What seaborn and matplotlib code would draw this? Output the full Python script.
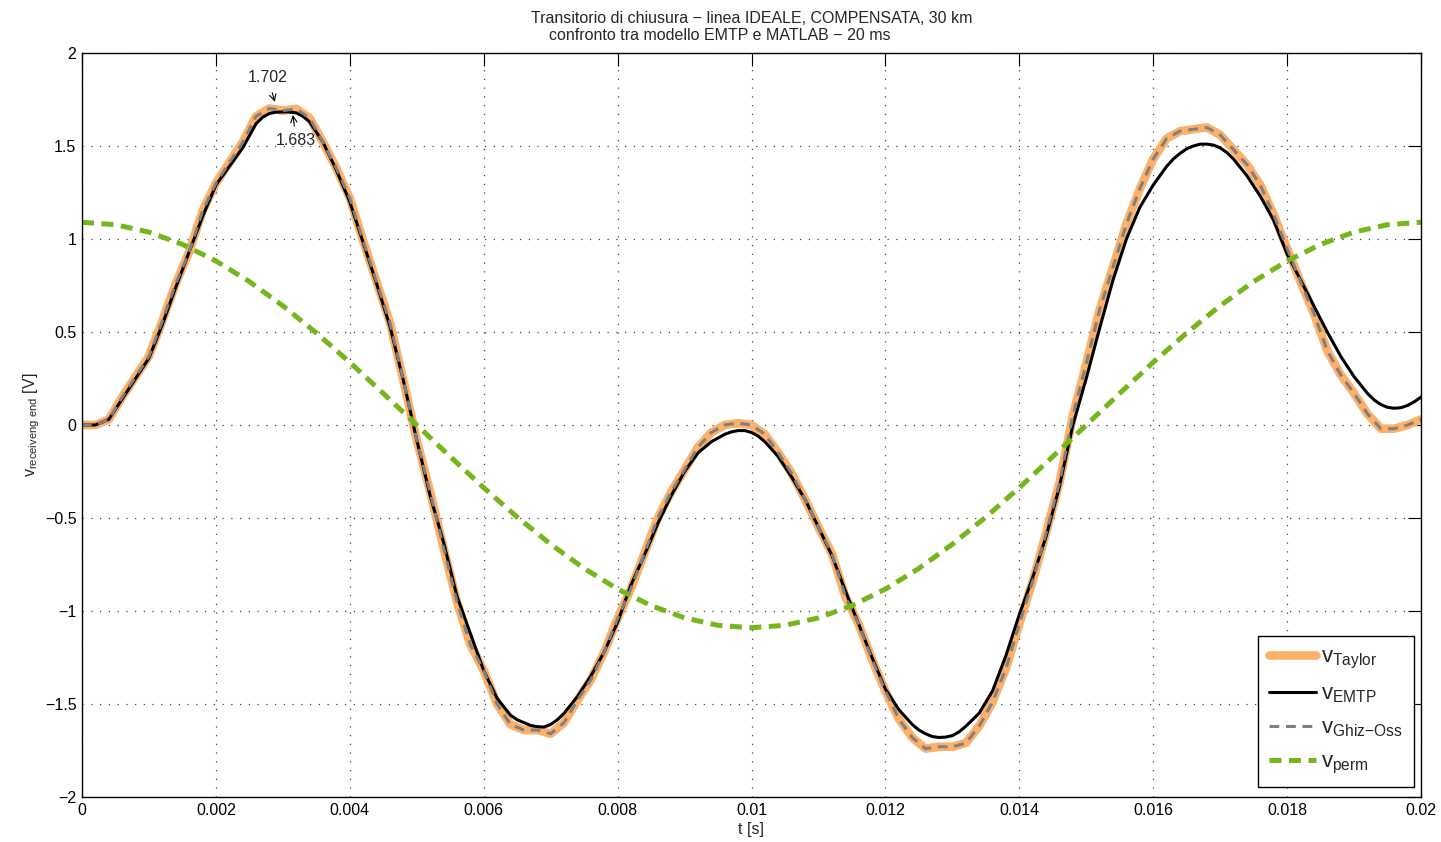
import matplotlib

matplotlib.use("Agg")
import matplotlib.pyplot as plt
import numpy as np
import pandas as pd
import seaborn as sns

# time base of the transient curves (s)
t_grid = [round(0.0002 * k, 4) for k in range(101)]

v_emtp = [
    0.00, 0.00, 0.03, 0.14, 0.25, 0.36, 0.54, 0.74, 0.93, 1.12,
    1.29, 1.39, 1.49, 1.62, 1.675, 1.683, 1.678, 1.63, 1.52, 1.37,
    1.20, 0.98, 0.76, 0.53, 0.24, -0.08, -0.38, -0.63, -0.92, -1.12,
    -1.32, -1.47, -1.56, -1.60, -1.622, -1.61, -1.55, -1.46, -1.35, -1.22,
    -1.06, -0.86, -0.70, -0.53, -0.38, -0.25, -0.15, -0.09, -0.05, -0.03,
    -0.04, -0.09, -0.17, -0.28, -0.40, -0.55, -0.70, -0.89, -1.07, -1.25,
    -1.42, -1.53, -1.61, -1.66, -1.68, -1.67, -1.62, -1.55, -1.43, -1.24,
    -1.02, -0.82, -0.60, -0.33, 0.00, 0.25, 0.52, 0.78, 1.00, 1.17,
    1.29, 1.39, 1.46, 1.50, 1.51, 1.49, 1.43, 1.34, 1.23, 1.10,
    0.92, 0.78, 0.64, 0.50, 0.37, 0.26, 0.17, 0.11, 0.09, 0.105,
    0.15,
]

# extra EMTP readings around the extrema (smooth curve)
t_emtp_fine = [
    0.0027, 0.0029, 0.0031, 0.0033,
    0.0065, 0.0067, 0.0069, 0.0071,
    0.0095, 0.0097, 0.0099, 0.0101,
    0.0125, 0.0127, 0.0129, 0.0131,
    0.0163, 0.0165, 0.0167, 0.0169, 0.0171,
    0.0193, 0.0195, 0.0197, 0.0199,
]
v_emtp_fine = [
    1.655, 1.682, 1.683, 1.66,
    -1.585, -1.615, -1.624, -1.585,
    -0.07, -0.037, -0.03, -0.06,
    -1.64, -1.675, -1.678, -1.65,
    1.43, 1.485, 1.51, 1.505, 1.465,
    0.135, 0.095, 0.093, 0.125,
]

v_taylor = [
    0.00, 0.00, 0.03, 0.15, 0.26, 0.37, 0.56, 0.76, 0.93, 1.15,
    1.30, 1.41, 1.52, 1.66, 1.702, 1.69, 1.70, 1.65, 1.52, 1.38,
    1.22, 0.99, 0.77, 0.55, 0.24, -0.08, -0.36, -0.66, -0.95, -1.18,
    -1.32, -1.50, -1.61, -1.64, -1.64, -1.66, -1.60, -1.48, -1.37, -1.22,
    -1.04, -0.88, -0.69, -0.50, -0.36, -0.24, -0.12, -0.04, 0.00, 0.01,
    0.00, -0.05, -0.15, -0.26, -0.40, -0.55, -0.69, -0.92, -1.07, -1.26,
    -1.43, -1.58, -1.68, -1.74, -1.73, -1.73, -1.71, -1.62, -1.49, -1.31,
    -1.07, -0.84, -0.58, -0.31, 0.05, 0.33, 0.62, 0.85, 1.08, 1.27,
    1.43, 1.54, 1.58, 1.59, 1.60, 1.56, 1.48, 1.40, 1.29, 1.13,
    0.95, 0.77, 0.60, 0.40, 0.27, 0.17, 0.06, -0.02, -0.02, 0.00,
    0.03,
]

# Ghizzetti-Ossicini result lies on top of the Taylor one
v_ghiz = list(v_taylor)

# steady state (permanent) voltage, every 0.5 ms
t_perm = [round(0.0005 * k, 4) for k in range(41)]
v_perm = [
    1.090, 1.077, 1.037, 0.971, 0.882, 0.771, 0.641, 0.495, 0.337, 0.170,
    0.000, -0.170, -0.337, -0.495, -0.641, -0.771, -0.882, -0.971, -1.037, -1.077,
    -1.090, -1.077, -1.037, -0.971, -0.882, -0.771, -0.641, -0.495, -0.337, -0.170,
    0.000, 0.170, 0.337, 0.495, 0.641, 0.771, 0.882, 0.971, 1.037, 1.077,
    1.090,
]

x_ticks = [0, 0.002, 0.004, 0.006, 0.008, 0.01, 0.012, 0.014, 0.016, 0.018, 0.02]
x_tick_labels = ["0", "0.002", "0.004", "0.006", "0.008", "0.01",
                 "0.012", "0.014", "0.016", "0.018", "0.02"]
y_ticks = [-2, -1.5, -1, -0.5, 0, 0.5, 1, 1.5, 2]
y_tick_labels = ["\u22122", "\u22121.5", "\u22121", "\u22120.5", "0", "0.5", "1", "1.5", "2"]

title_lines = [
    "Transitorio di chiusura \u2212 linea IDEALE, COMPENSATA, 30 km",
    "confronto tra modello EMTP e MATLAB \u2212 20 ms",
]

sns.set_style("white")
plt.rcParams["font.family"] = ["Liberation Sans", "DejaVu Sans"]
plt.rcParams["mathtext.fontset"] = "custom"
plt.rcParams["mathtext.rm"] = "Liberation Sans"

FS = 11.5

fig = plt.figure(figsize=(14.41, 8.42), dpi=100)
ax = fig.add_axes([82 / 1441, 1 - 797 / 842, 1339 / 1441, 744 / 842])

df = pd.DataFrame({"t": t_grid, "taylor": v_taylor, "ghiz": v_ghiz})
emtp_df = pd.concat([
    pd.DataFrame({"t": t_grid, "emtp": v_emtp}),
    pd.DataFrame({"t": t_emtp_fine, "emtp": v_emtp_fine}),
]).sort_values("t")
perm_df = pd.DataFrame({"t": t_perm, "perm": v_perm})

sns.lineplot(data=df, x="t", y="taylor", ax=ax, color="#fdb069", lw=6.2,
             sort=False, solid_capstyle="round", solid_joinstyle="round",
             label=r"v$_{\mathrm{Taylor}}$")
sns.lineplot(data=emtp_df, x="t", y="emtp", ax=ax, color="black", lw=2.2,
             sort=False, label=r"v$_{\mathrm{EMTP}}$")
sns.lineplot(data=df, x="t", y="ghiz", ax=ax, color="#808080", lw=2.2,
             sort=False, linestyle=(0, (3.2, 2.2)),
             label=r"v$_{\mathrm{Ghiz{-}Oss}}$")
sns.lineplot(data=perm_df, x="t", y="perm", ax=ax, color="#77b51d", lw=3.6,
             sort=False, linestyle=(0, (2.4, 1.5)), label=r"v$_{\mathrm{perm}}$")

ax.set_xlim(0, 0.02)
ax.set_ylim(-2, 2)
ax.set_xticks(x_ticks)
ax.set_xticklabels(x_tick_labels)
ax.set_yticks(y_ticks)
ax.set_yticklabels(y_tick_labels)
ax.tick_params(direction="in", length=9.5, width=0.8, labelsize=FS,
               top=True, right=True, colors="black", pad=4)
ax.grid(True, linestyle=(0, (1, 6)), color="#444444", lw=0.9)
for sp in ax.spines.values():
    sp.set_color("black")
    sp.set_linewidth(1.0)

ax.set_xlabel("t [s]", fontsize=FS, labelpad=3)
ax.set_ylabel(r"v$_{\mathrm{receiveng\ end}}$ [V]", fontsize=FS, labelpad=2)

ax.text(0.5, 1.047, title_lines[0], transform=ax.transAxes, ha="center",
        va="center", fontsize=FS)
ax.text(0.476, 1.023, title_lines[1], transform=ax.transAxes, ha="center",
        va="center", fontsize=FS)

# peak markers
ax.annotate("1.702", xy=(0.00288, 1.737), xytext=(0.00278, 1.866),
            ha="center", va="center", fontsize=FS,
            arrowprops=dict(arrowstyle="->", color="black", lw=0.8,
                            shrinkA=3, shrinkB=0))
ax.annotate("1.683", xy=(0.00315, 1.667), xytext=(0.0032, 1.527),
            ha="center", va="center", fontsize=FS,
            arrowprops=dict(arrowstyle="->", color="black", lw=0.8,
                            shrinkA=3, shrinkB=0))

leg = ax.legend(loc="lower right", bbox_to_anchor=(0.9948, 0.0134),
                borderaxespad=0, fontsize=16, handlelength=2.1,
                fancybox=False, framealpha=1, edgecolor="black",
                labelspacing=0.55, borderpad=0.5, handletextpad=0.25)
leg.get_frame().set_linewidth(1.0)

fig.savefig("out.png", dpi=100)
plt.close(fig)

------------

◆ What the exercise asks
With the pictures left out, restate word for word every line of the data above, from the first down to the line that contains "t_grid = [round(0.0002".

◆ Reply
What seaborn and matplotlib code would draw this? Output the full Python script.
import matplotlib

matplotlib.use("Agg")
import matplotlib.pyplot as plt
import numpy as np
import pandas as pd
import seaborn as sns

# time base of the transient curves (s)
t_grid = [round(0.0002 * k, 4) for k in range(101)]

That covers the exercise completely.